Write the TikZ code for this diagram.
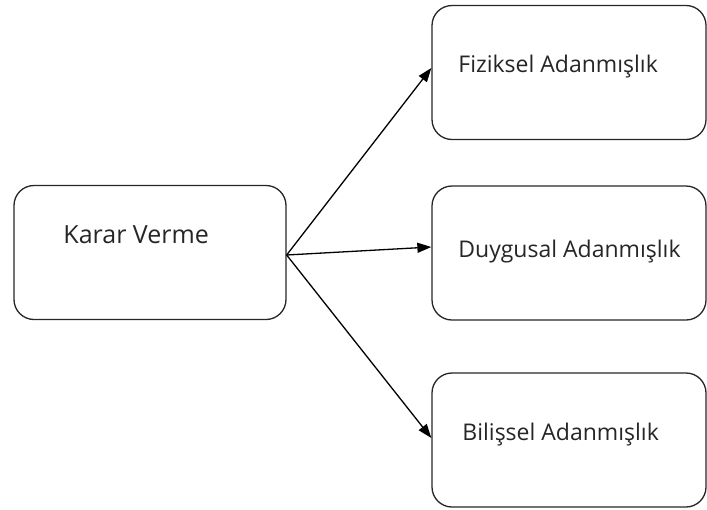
\documentclass[tikz,border=0pt]{standalone}
\usepackage{fontspec}
\setmainfont{Open Sans}
\usetikzlibrary{arrows.meta,calc}

\begin{document}
\begin{tikzpicture}[x=1pt, y=-1pt, thick,
                    box/.style={draw=black!85, line width=1.3pt, rounded corners=20pt,
                                minimum width=272pt, minimum height=134pt},
                    txt/.style={anchor=base west, inner sep=0pt, font=\fontsize{23}{26}\selectfont, text=black!85},
                    link/.style={line width=1.3pt, -{Triangle[length=14pt,width=10pt]}}]
  \useasboundingbox (0,0) rectangle (707,509);

  \node[box] (karar) at (150,252.5) {};
  \node[box, minimum width=274pt] (fiz) at (569,72.5) {};
  \node[box, minimum width=274pt] (duy) at (569,253) {};
  \node[box, minimum width=274pt] (bil) at (569,440) {};

  \node[txt, font=\fontsize{25}{28}\selectfont] (t1) at (63,243) {Karar Verme};
  \node[txt] (t2) at (458,72) {Fiziksel Adanmışlık};
  \node[txt] (t3) at (458,257) {Duygusal Adanmışlık};
  \node[txt] (t4) at (462,440) {Bilişsel Adanmışlık};

  \coordinate (src) at ($(karar.east)+(0,2.5)$);
  \draw[link] (src) -- ($(fiz.west)+(0,-4.5)$);
  \draw[link] (src) -- ($(duy.west)+(0,-6)$);
  \draw[link] (src) -- ($(bil.west)+(0,-2)$);
\end{tikzpicture}
\end{document}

** WHAT TO DO **
Each line of the data is to be duplicated exactly; pictures stay out of the copy.

** FINAL RESULT **
Write the TikZ code for this diagram.
\documentclass[tikz,border=0pt]{standalone}
\usepackage{fontspec}
\setmainfont{Open Sans}
\usetikzlibrary{arrows.meta,calc}

\begin{document}
\begin{tikzpicture}[x=1pt, y=-1pt, thick,
                    box/.style={draw=black!85, line width=1.3pt, rounded corners=20pt,
                                minimum width=272pt, minimum height=134pt},
                    txt/.style={anchor=base west, inner sep=0pt, font=\fontsize{23}{26}\selectfont, text=black!85},
                    link/.style={line width=1.3pt, -{Triangle[length=14pt,width=10pt]}}]
  \useasboundingbox (0,0) rectangle (707,509);

  \node[box] (karar) at (150,252.5) {};
  \node[box, minimum width=274pt] (fiz) at (569,72.5) {};
  \node[box, minimum width=274pt] (duy) at (569,253) {};
  \node[box, minimum width=274pt] (bil) at (569,440) {};

  \node[txt, font=\fontsize{25}{28}\selectfont] (t1) at (63,243) {Karar Verme};
  \node[txt] (t2) at (458,72) {Fiziksel Adanmışlık};
  \node[txt] (t3) at (458,257) {Duygusal Adanmışlık};
  \node[txt] (t4) at (462,440) {Bilişsel Adanmışlık};

  \coordinate (src) at ($(karar.east)+(0,2.5)$);
  \draw[link] (src) -- ($(fiz.west)+(0,-4.5)$);
  \draw[link] (src) -- ($(duy.west)+(0,-6)$);
  \draw[link] (src) -- ($(bil.west)+(0,-2)$);
\end{tikzpicture}
\end{document}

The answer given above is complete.